What is expected: Extract each line where the string "that" shows up.

Raw data:

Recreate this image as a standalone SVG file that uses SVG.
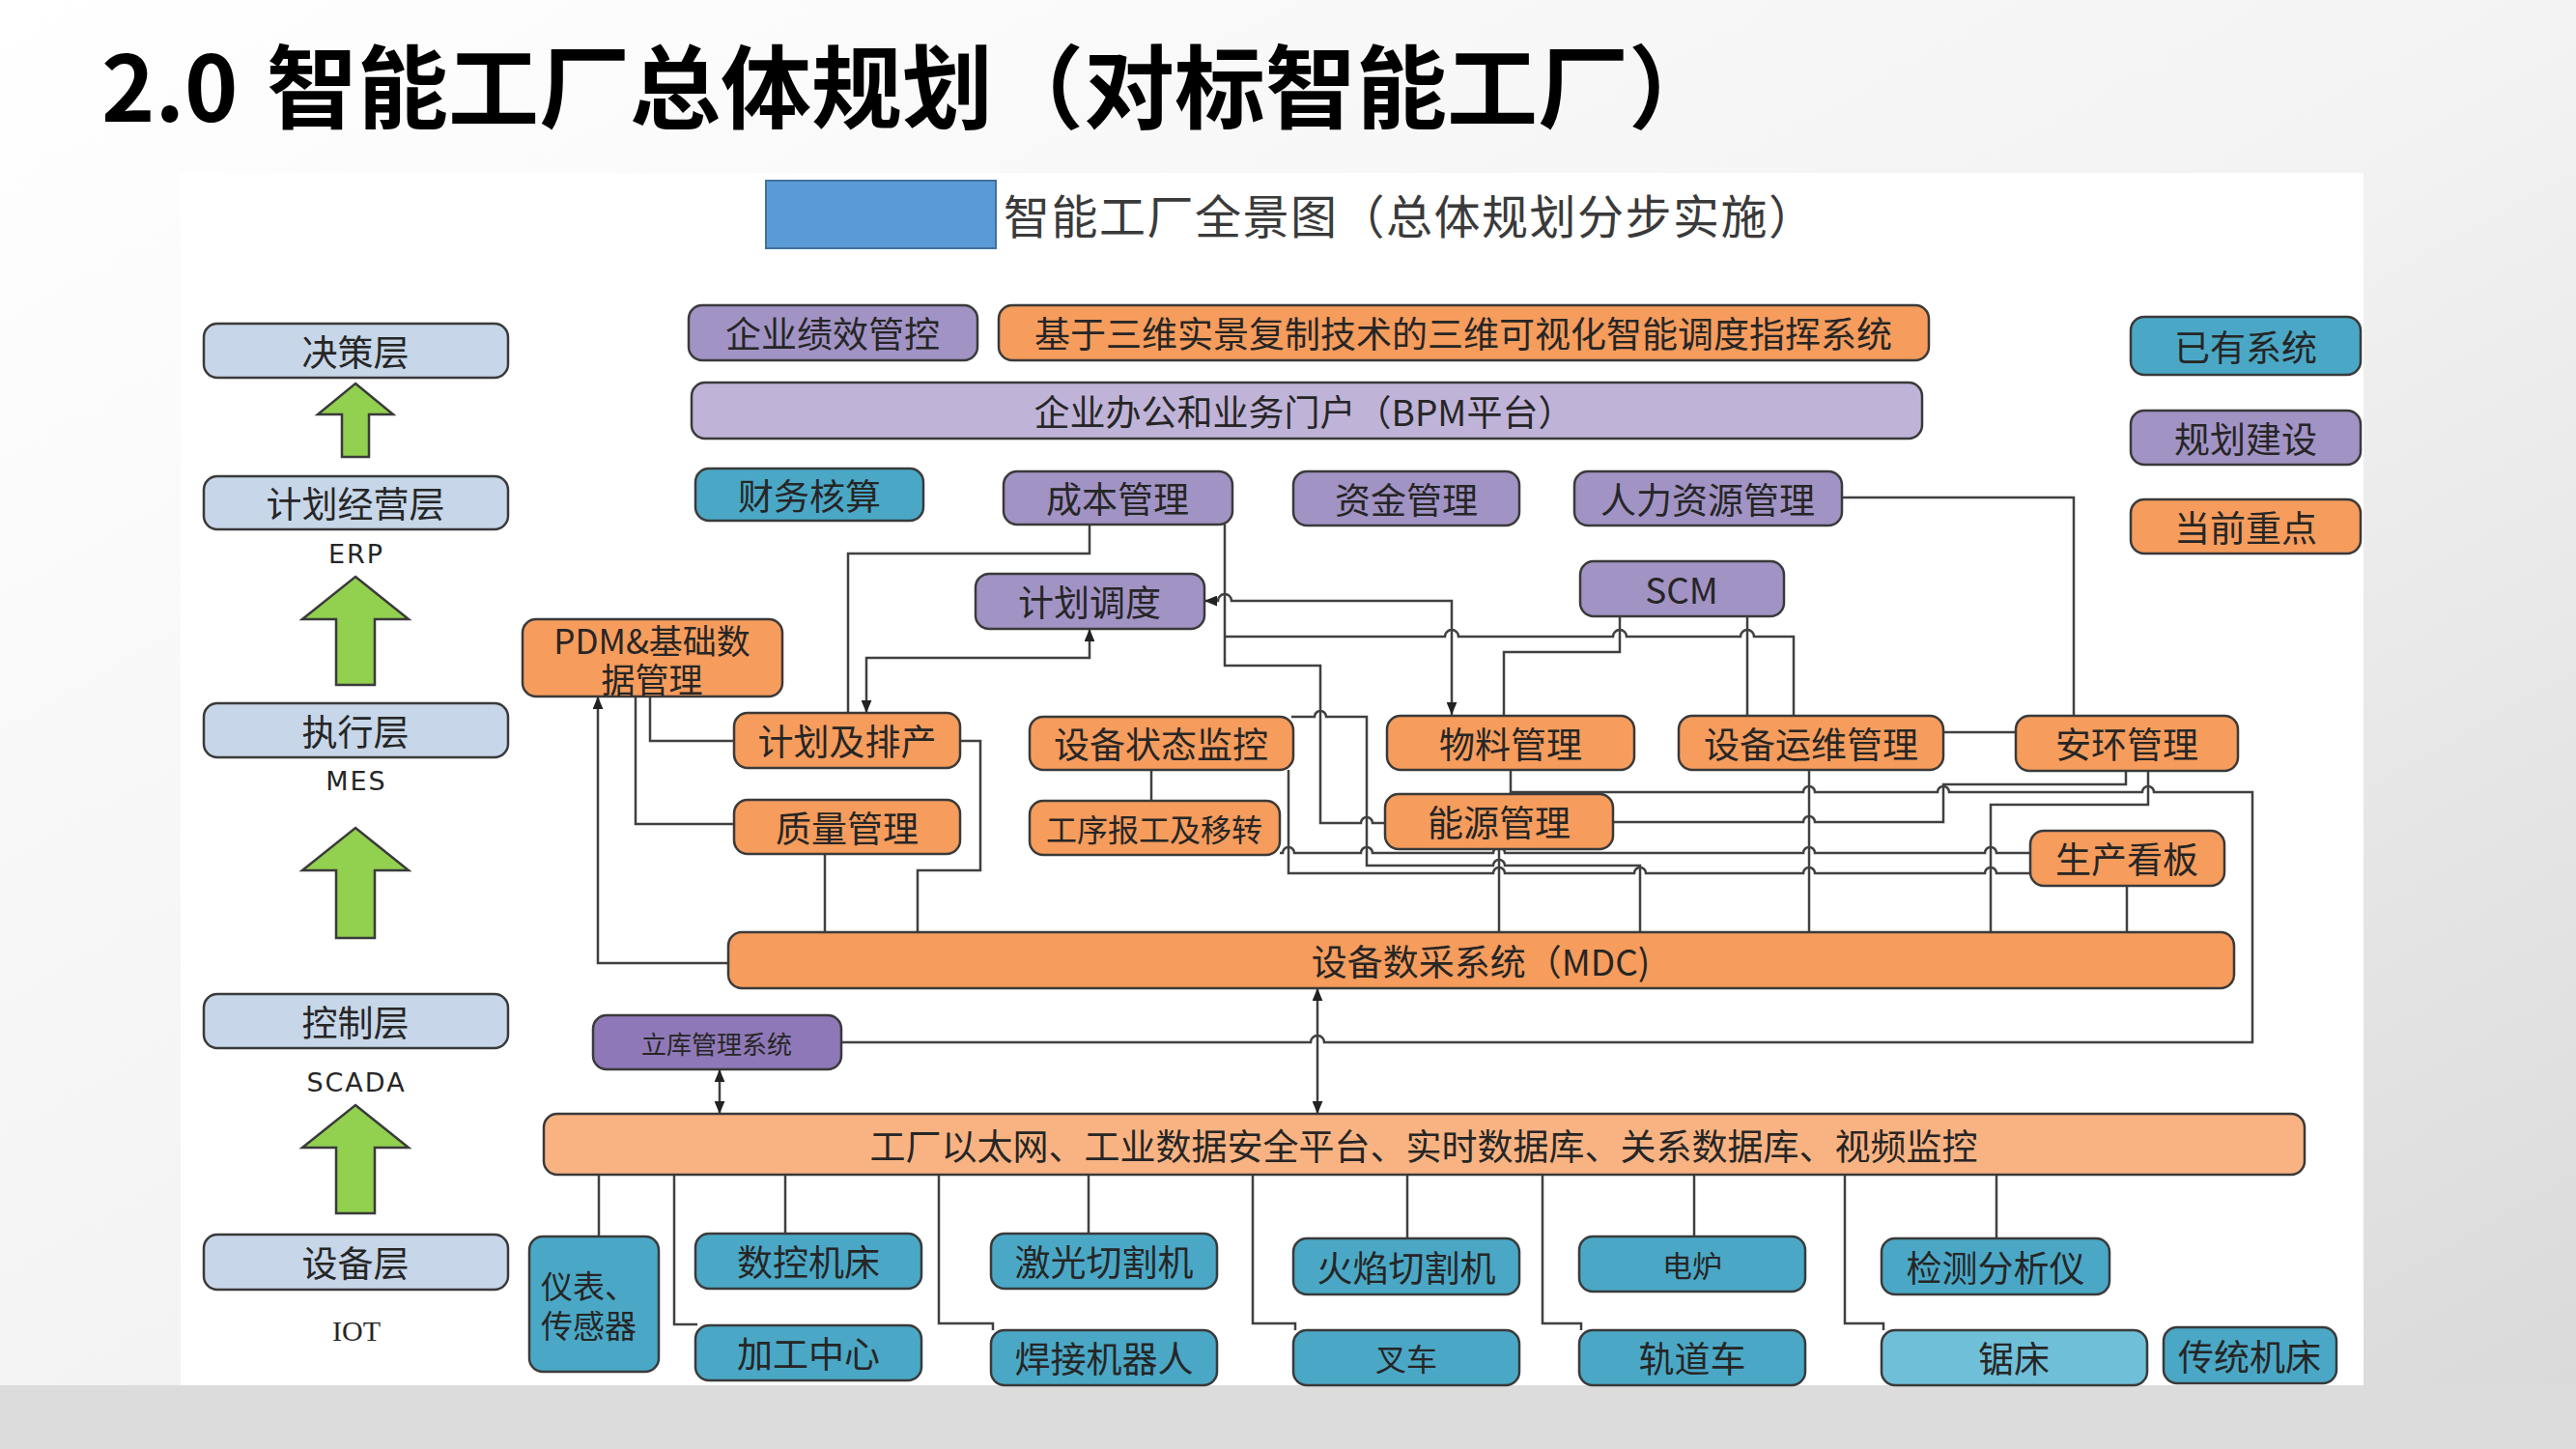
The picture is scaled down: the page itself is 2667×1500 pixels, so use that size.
<svg xmlns="http://www.w3.org/2000/svg" width="2667" height="1500" viewBox="0 0 2667 1500">
<defs>
<linearGradient id="bg" x1="0" y1="0" x2="1" y2="1">
<stop offset="0" stop-color="#ffffff"/>
<stop offset="0.5" stop-color="#f3f3f3"/>
<stop offset="1" stop-color="#d9d9d9"/>
</linearGradient>
<marker id="ar" viewBox="0 0 12 10" refX="12" refY="5" markerWidth="13" markerHeight="11" markerUnits="userSpaceOnUse" orient="auto-start-reverse">
<path d="M0,0 L12,5 L0,10 z" fill="#222"/>
</marker>
<style>
.bx{stroke:#3a3a3a;stroke-width:2.5}
.lay{fill:#c7d6e8}
.org{fill:#f69c5c}
.lor{fill:#f9b382}
.pur{fill:#a293c5}
.lpu{fill:#c0b3d8}
.dpu{fill:#8f78b7}
.tea{fill:#4aa8c6}
.lte{fill:#6fbfd8}
.t{font-family:"Noto Sans CJK SC","Noto Sans",sans-serif;font-size:37px;fill:#262626;text-anchor:middle;dominant-baseline:central}
.s{font-family:"DejaVu Sans",sans-serif;font-size:27px;fill:#262626;text-anchor:middle;letter-spacing:2px}
.ln{fill:none;stroke:#404040;stroke-width:2.5}
.grn{fill:#92d050;stroke:#3a3a3a;stroke-width:2.5}
</style>
</defs>
<rect x="0" y="0" width="2667" height="1500" fill="url(#bg)"/>
<rect x="187" y="179" width="2260" height="1255" fill="#ffffff"/>
<rect x="0" y="1434" width="2667" height="66" fill="#dcdcdc"/>

<g id="title">
<text x="105" y="126" font-family="'Noto Sans CJK SC',sans-serif" font-size="94" font-weight="700" fill="#000">2.0<tspan x="276">智能工厂总体规划（对标智能工厂）</tspan></text>
</g>
<g id="header">
<rect x="793" y="187" width="238" height="70" fill="#5b9bd5" stroke="#41719c" stroke-width="2"/>
<text x="1039" y="221" font-family="'Noto Sans CJK SC',sans-serif" font-size="48" letter-spacing="1.5" fill="#3a3a3a" dominant-baseline="central">智能工厂全景图（总体规划分步实施）</text>
</g>

<g id="layers">
<g id="l-decision"><rect class="bx lay" x="211" y="335" width="315" height="56" rx="14"/><text class="t" x="368" y="363">决策层</text></g>
<g id="l-plan"><rect class="bx lay" x="211" y="493" width="315" height="55" rx="14"/><text class="t" x="368" y="520">计划经营层</text></g>
<g id="l-exec"><rect class="bx lay" x="211" y="728" width="315" height="56" rx="14"/><text class="t" x="368" y="756">执行层</text></g>
<g id="l-ctrl"><rect class="bx lay" x="211" y="1029" width="315" height="56" rx="14"/><text class="t" x="368" y="1057">控制层</text></g>
<g id="l-dev"><rect class="bx lay" x="211" y="1278" width="315" height="57" rx="14"/><text class="t" x="368" y="1306">设备层</text></g>
<text class="s" x="369" y="583">ERP</text>
<text class="s" x="369" y="818">MES</text>
<text class="s" x="369" y="1130">SCADA</text>
<text x="369" y="1388" font-family="'Liberation Serif',serif" font-size="30" fill="#262626" text-anchor="middle">IOT</text>
<polygon class="grn" points="368,397 407,429 382,429 382,473 354,473 354,429 329,429"/>
<polygon class="grn" points="368,597 423,641 388,641 388,709 348,709 348,641 313,641"/>
<polygon class="grn" points="368,857 423,901 388,901 388,971 348,971 348,901 313,901"/>
<polygon class="grn" points="368,1144 423,1188 388,1188 388,1256 348,1256 348,1188 313,1188"/>
</g>

<g id="legend">
<g id="lg-exist"><rect class="bx tea" x="2206" y="328" width="238" height="60" rx="14"/><text class="t" x="2325" y="358">已有系统</text></g>
<g id="lg-plan"><rect class="bx pur" x="2206" y="425" width="238" height="56" rx="14"/><text class="t" x="2325" y="453">规划建设</text></g>
<g id="lg-focus"><rect class="bx org" x="2206" y="517" width="238" height="56" rx="14"/><text class="t" x="2325" y="545">当前重点</text></g>
</g>

<g id="connectors">
<path class="ln" d="M1128,543 V573 H878 V738"/>
<path class="ln" d="M1128,651 V681 H897 V738" marker-start="url(#ar)" marker-end="url(#ar)"/>
<path class="ln" d="M1503,740 V622 H1275 A7,7 0 0 0 1261,622 H1247" marker-start="url(#ar)" marker-end="url(#ar)"/>
<path class="ln" d="M1268,543 V689 H1367 V852 H1409 A6,6 0 0 1 1421,852 H1434"/>
<path class="ln" d="M1268,659 H1496 A7,7 0 0 1 1510,659 H1670 A7,7 0 0 1 1684,659 H1802 A7,7 0 0 1 1816,659 H1857 V741"/>
<path class="ln" d="M1677,638 V675 H1557 V741"/>
<path class="ln" d="M1809,638 V741"/>
<path class="ln" d="M1907,515 H2147 V741"/>
<path class="ln" d="M2012,758 H2087"/>
<path class="ln" d="M2201,798 V812 H2012 V851 H1879 A6,6 0 0 0 1867,851 H1670"/>
<path class="ln" d="M1564,797 V820 H1867 A6,6 0 0 1 1879,820 H2006 A6,6 0 0 1 2018,820 H2218 A6,6 0 0 1 2230,820 H2332 V1079 H1371 A7,7 0 0 0 1357,1079 H871"/>
<path class="ln" d="M2224,798 V833 H2061 V965"/>
<path class="ln" d="M2202,917 V965"/>
<path class="ln" d="M1873,797 V965"/>
<path class="ln" d="M1552,879 V965"/>
<path class="ln" d="M1325,883 H1328 A6,6 0 0 1 1340,883 H1409 A6,6 0 0 1 1421,883 H1546 A6,6 0 0 1 1558,883 H1867 A6,6 0 0 1 1879,883 H2055 A6,6 0 0 1 2067,883 H2102"/>
<path class="ln" d="M1337,742 H1361 A6,6 0 0 1 1373,742 H1415 V896 H1546 A6,6 0 0 1 1558,896 H1698 V965"/>
<path class="ln" d="M1334,797 V904 H1546 A6,6 0 0 1 1558,904 H1692 A6,6 0 0 1 1704,904 H1867 A6,6 0 0 1 1879,904 H2055 A6,6 0 0 1 2067,904 H2102"/>
<path class="ln" d="M1192,797 V829"/>
<path class="ln" d="M673,721 V767 H760"/>
<path class="ln" d="M658,721 V853 H760"/>
<path class="ln" d="M754,997 H619 V721" marker-end="url(#ar)"/>
<path class="ln" d="M994,767 H1015 V901 H950 V965"/>
<path class="ln" d="M854,884 V965"/>
<path class="ln" d="M1364,1023 V1153" marker-start="url(#ar)" marker-end="url(#ar)"/>
<path class="ln" d="M745,1107 V1153" marker-start="url(#ar)" marker-end="url(#ar)"/>
<path class="ln" d="M620,1216 V1280"/>
<path class="ln" d="M698,1216 V1371 H722"/>
<path class="ln" d="M813,1216 V1277"/>
<path class="ln" d="M972,1216 V1370 H1028 V1377"/>
<path class="ln" d="M1127,1216 V1277"/>
<path class="ln" d="M1297,1216 V1370 H1341 V1377"/>
<path class="ln" d="M1457,1216 V1282"/>
<path class="ln" d="M1597,1216 V1370 H1637 V1377"/>
<path class="ln" d="M1754,1216 V1280"/>
<path class="ln" d="M1910,1216 V1370 H1950 V1377"/>
<path class="ln" d="M2067,1216 V1282"/>
</g>

<g id="n-kpi"><rect class="bx pur" x="713" y="316" width="299" height="57" rx="14"/><text class="t" x="862" y="344">企业绩效管控</text></g>
<g id="n-3d"><rect class="bx org" x="1034" y="316" width="963" height="57" rx="14"/><text class="t" x="1515" y="344">基于三维实景复制技术的三维可视化智能调度指挥系统</text></g>
<g id="n-bpm"><rect class="bx lpu" x="716" y="396" width="1274" height="58" rx="14"/><text class="t" x="1350" y="425">企业办公和业务门户（BPM平台）</text></g>
<g id="n-fin"><rect class="bx tea" x="720" y="485" width="236" height="54" rx="14"/><text class="t" x="838" y="512">财务核算</text></g>
<g id="n-cost"><rect class="bx pur" x="1039" y="488" width="237" height="55" rx="14"/><text class="t" x="1157" y="515">成本管理</text></g>
<g id="n-fund"><rect class="bx pur" x="1339" y="488" width="234" height="56" rx="14"/><text class="t" x="1456" y="516">资金管理</text></g>
<g id="n-hr"><rect class="bx pur" x="1630" y="488" width="277" height="56" rx="14"/><text class="t" x="1768" y="516">人力资源管理</text></g>
<g id="n-scm"><rect class="bx pur" x="1636" y="581" width="211" height="57" rx="14"/><text class="t" x="1741" y="609">SCM</text></g>
<g id="n-sched"><rect class="bx pur" x="1010" y="594" width="237" height="57" rx="14"/><text class="t" x="1128" y="622">计划调度</text></g>
<g id="n-pdm"><rect class="bx org" x="541" y="641" width="269" height="80" rx="14"/><text class="t" style="font-size:35px"><tspan x="675" y="661">PDM&amp;基础数</tspan><tspan x="675" y="701">据管理</tspan></text></g>
<g id="n-aps"><rect class="bx org" x="760" y="738" width="234" height="57" rx="14"/><text class="t" x="877" y="766">计划及排产</text></g>
<g id="n-qm"><rect class="bx org" x="760" y="828" width="234" height="56" rx="14"/><text class="t" x="877" y="856">质量管理</text></g>
<g id="n-eqmon"><rect class="bx org" x="1066" y="742" width="273" height="55" rx="14"/><text class="t" x="1202" y="769">设备状态监控</text></g>
<g id="n-proc"><rect class="bx org" x="1066" y="829" width="259" height="56" rx="14"/><text class="t" x="1195" y="857" style="font-size:32px">工序报工及移转</text></g>
<g id="n-mat"><rect class="bx org" x="1436" y="741" width="256" height="56" rx="14"/><text class="t" x="1564" y="769">物料管理</text></g>
<g id="n-energy"><rect class="bx org" x="1434" y="822" width="236" height="57" rx="14"/><text class="t" x="1552" y="850">能源管理</text></g>
<g id="n-eqops"><rect class="bx org" x="1738" y="741" width="274" height="56" rx="14"/><text class="t" x="1875" y="769">设备运维管理</text></g>
<g id="n-ehs"><rect class="bx org" x="2087" y="741" width="230" height="57" rx="14"/><text class="t" x="2202" y="769">安环管理</text></g>
<g id="n-board"><rect class="bx org" x="2102" y="860" width="201" height="57" rx="14"/><text class="t" x="2202" y="888">生产看板</text></g>
<g id="n-mdc"><rect class="bx org" x="754" y="965" width="1559" height="58" rx="14"/><text class="t" x="1533" y="994">设备数采系统（MDC)</text></g>
<g id="n-wms"><rect class="bx dpu" x="614" y="1051" width="257" height="56" rx="14"/><text class="t" x="742" y="1079" style="font-size:26px">立库管理系统</text></g>
<g id="n-net"><rect class="bx lor" x="563" y="1153" width="1823" height="63" rx="14"/><text class="t" x="1474" y="1185">工厂以太网、工业数据安全平台、实时数据库、关系数据库、视频监控</text></g>

<g id="n-sensor"><rect class="bx tea" x="548" y="1280" width="134" height="140" rx="14"/><text class="t" style="text-anchor:start;font-size:33px"><tspan x="560" y="1330">仪表、</tspan><tspan x="560" y="1371">传感器</tspan></text></g>
<g id="n-cnc"><rect class="bx tea" x="720" y="1277" width="234" height="57" rx="14"/><text class="t" x="837" y="1305">数控机床</text></g>
<g id="n-mc"><rect class="bx tea" x="720" y="1372" width="234" height="57" rx="14"/><text class="t" x="837" y="1400">加工中心</text></g>
<g id="n-laser"><rect class="bx tea" x="1026" y="1277" width="234" height="57" rx="14"/><text class="t" x="1143" y="1305">激光切割机</text></g>
<g id="n-weld"><rect class="bx tea" x="1026" y="1377" width="234" height="57" rx="14"/><text class="t" x="1143" y="1405">焊接机器人</text></g>
<g id="n-flame"><rect class="bx tea" x="1339" y="1282" width="234" height="58" rx="14"/><text class="t" x="1456" y="1311">火焰切割机</text></g>
<g id="n-fork"><rect class="bx tea" x="1339" y="1377" width="234" height="57" rx="14"/><text class="t" x="1456" y="1405" style="font-size:32px">叉车</text></g>
<g id="n-furn"><rect class="bx tea" x="1635" y="1280" width="234" height="57" rx="14"/><text class="t" x="1752" y="1308" style="font-size:31px">电炉</text></g>
<g id="n-rail"><rect class="bx tea" x="1635" y="1377" width="234" height="57" rx="14"/><text class="t" x="1752" y="1405">轨道车</text></g>
<g id="n-test"><rect class="bx tea" x="1948" y="1282" width="236" height="58" rx="14"/><text class="t" x="2066" y="1311">检测分析仪</text></g>
<g id="n-saw"><rect class="bx lte" x="1948" y="1377" width="275" height="57" rx="14"/><text class="t" x="2085" y="1405">锯床</text></g>
<g id="n-trad"><rect class="bx tea" x="2240" y="1374" width="179" height="58" rx="14"/><text class="t" x="2329" y="1403">传统机床</text></g>
</svg>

Task result:
Recreate this image as a standalone SVG file that uses SVG.
The picture is scaled down: the page itself is 2667×1500 pixels, so use that size.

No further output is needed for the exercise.